あとは、ただひたすら病院を目指すだけ、とっても簡単なことではありませんか!

スキップをして野良ぎんとうの言っていたびょうしつに入ります。
おとどけものかしらーと言った風貌でがんばるカナです。

そこには一人の女の子がいます。
きっとこの子がめぐちゃんに違いありません。
「あら、すてきなたっきゅうびんだこと」
めぐちゃんは、ベットから起き上がると、カナの頭を軽くなでてくれました。

カナは、野良ぎんとうから頼まれたケーキをめぐちゃんに渡します。
箱を開けたときのめぐちゃんの表情といったらありません!
顔をぐじゅぐじゅにして泣いて、大喜びをしていました。
そしてカナに、「あの野良ぎんちゃんにも御礼をいっておいてね」と伝えます。

この姿、あの野良ぎんとうにも見せてやりたいものです。
絶対喜ぶはずです、こんなめぐちゃんの姿を見ればきっととびついて抱きしめてしまうほどかも。
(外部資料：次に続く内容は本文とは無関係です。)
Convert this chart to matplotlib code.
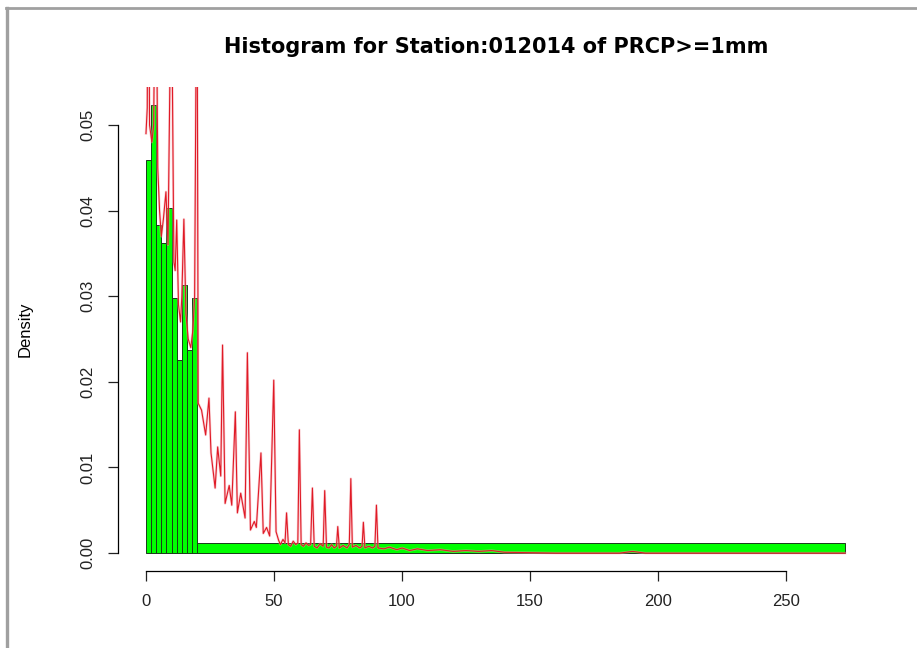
import matplotlib
matplotlib.use("Agg")
import matplotlib.pyplot as plt
from matplotlib.lines import Line2D

plt.rcParams["font.family"] = ["Liberation Sans", "DejaVu Sans"]

# histogram (density) bins
bin_edges = [0, 2, 4, 6, 8, 10, 12, 14, 16, 18, 20, 273]
bin_density = [0.0459, 0.0523, 0.0383, 0.0362, 0.0403, 0.0298,
               0.0225, 0.0313, 0.0237, 0.0298, 0.0012]

# red density curve
dens_x = [
    0.0, 0.5, 0.9, 1.4, 2.3, 3.0, 3.8, 4.6, 5.3, 6.0, 6.8, 7.8, 8.6, 9.9,
    10.9, 11.4, 12.0, 12.7, 13.5, 14.0, 14.8, 15.6, 16.5, 17.5, 18.3, 19.0,
    19.9, 20.4, 21.7, 23.3, 24.6, 25.4, 27.0, 28.0, 29.2, 29.9, 30.9, 32.5,
    33.5, 34.9, 35.7, 37.0, 38.7, 39.6, 40.8, 42.3, 43.1, 44.9, 45.8, 47.1,
    48.3, 49.9, 50.8, 51.8, 52.5, 53.5, 54.3, 54.9, 55.6, 56.5, 57.5, 58.5,
    59.3, 59.9, 60.6, 61.5, 62.5, 63.5, 64.3, 65.0, 65.7, 66.8, 68.0, 69.2,
    69.8, 70.5, 71.5, 72.5, 73.5, 74.4, 74.9, 75.5, 77.0, 78.5, 79.4, 80.0,
    80.6, 82.0, 83.5, 84.4, 84.9, 85.5, 87.0, 88.5, 89.4, 90.0, 90.6,
    93.0, 95.0, 98.0, 100.0, 103.0, 106.0, 110.0, 115.0, 120.0, 125.0,
    130.0, 135.0, 140.0, 150.0, 160.0, 185.0, 190.0, 195.0, 273.0,
]
dens_y = [
    0.0490, 0.0520, 0.0800, 0.0500, 0.0480, 0.0500, 0.0750, 0.0450, 0.0400,
    0.0370, 0.0390, 0.0422, 0.0360, 0.0700, 0.0340, 0.0330, 0.0389, 0.0290,
    0.0270, 0.0300, 0.0390, 0.0280, 0.0250, 0.0240, 0.0260, 0.0300, 0.0750,
    0.0175, 0.0167, 0.0138, 0.0181, 0.0117, 0.0076, 0.0124, 0.0090, 0.0243,
    0.0058, 0.0079, 0.0056, 0.0165, 0.0047, 0.0070, 0.0041, 0.0234, 0.0027,
    0.0037, 0.0030, 0.0117, 0.0023, 0.0030, 0.0020, 0.0202, 0.0025, 0.0015,
    0.0010, 0.0016, 0.0012, 0.0047, 0.0010, 0.0008, 0.0014, 0.0010, 0.0012,
    0.0144, 0.0010, 0.0008, 0.0012, 0.0009, 0.0010, 0.0076, 0.0008, 0.0006,
    0.0011, 0.0008, 0.0073, 0.0007, 0.0006, 0.0010, 0.0006, 0.0008, 0.0031,
    0.0006, 0.0009, 0.0006, 0.0010, 0.0087, 0.0007, 0.0009, 0.0006, 0.0008,
    0.0036, 0.0006, 0.0008, 0.0006, 0.0008, 0.0056, 0.0006, 0.0005, 0.0007,
    0.0004, 0.0006, 0.0003, 0.0005, 0.0003, 0.0004, 0.0002, 0.0003, 0.0002,
    0.0003, 0.0001, 0.00005, 0.0, 0.0, 0.0002, 0.0, 0.0,
]

x_ticks = [0, 50, 100, 150, 200, 250]
y_ticks = [0.00, 0.01, 0.02, 0.03, 0.04, 0.05]
y_tick_labels = ["0.00", "0.01", "0.02", "0.03", "0.04", "0.05"]
title = "Histogram for Station:012014 of PRCP>=1mm"


def main():
    fig = plt.figure(figsize=(9.17, 6.48), dpi=100)
    ax = fig.add_axes([0.1287, 0.1188, 0.8233, 0.7463])

    widths = [bin_edges[i + 1] - bin_edges[i] for i in range(len(bin_density))]
    ax.bar(bin_edges[:-1], bin_density, width=widths, align="edge",
           color="#00ff00", edgecolor="#1a3a1a", linewidth=0.7)

    # faint pink halo under the thin red line, like the screenshot
    ax.plot(dens_x, dens_y, color="#f5a3ab", linewidth=1.8, alpha=0.5)
    ax.plot(dens_x, dens_y, color="#e01a26", linewidth=0.8)

    ax.set_xlim(-10.92, 283.92)
    ax.set_ylim(-0.00209, 0.05439)

    for side in ["top", "right"]:
        ax.spines[side].set_visible(False)
    ax.spines["left"].set_bounds(0, 0.05)
    ax.spines["bottom"].set_bounds(0, 250)
    for side in ["left", "bottom"]:
        ax.spines[side].set_linewidth(0.9)

    ax.set_xticks(x_ticks)
    ax.set_yticks(y_ticks)
    ax.set_yticklabels(y_tick_labels, rotation=90, va="center")
    ax.tick_params(axis="both", length=7.5, width=0.9, pad=9,
                   labelsize=12, colors="#222222")

    ax.set_ylabel("Density", fontsize=12, labelpad=34)
    fig.text(0.541, 0.927, title, ha="center", va="center",
             fontsize=15, fontweight="bold", family="DejaVu Sans")

    # grey window border seen at the top and left of the screenshot
    fig.add_artist(Line2D([0.006, 1.0], [0.9877, 0.9877], color="#a0a0a0",
                          linewidth=2, transform=fig.transFigure))
    fig.add_artist(Line2D([0.0072, 0.0072], [0.0, 0.9877], color="#a0a0a0",
                          linewidth=2.4, transform=fig.transFigure))

    fig.savefig("out.png", dpi=100)
    plt.close(fig)


if __name__ == "__main__":
    main()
いえ、いました、野良ぎんとうはいたのです。めぐちゃんの横、ぴったりとくっつく形でいるのです。
カナは目をぐしゅぐしゅとこすります、さっきまでは確かにいなかったはずなのに、
今ここに野良ぎんとうさんはいるのです。

野良ぎんとうは、とても安らかな表情で、めぐちゃんの体に手を回しだきつきます。
でもめぐちゃんは表情ひとつ変えません、微動だにしないのです。
それでも、野良ぎんとうさんは満足そうでした。そして、このめぐちゃんの
お誕生日会に出席できたことをとても喜んでいるようなのです。

そして野良ぎんとうは、声をも出さずに、口の動きだけで、カナにお礼を言います。
カナもそれに答えるように「かしら」と鳴きました。